Location assisted handoffs in dense cellular networks
Abstract
We conduct an extensive measurement study in an operational cellular network in dense urban settings and identify two key sources of inefficiencies in standard 3GPP handoff technique: wrong timing of handoff and sub-optimal base station association at a point. Based on our study, we propose a novel handoff technique that leverages (1) historical geo-tagged signal strength data from visible base stations at typical mobile user locations and (2) knowledge of the user trajectory. First, we formulate the handoff problem as a bi-criteria optimization problem and present a dynamic programming formulation that provides pareto-optimal solutions that maximize overall signal strength along user trajectory for a range of handoffs.

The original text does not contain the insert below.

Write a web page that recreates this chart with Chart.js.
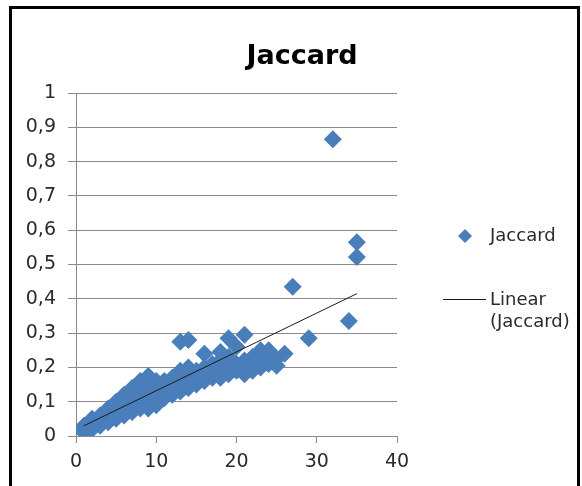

Using an efficient utility based selection technique, we select a solution that balances the tradeoff between reducing number of handoffs and increasing the overall signal strength experienced by the user. Next, we present a much faster greedy heuristic that augments the solution obtained from the dynamic programming formulation when optimizing user performance in the presence of dynamic network load at each base station. A key contribution of our work is to show that striking a tradeoff between the two objectives is much harder in dense macro cellular base station deployments and an effective handoff technique should balance both these objectives well. We show that our technique takes a well balanced approach and achieves more than 25% reduction in the number of handoffs over the standard 3GPP handoff technique in an operational cellular network without incurring reduction in average signal strength, and even improving it by 1dB/sec in some cases. Finally, we propose a novel 3GPP standards compliant trajectory-aware location based handoff protocol and discuss the practical implementation aspects in cellular networks.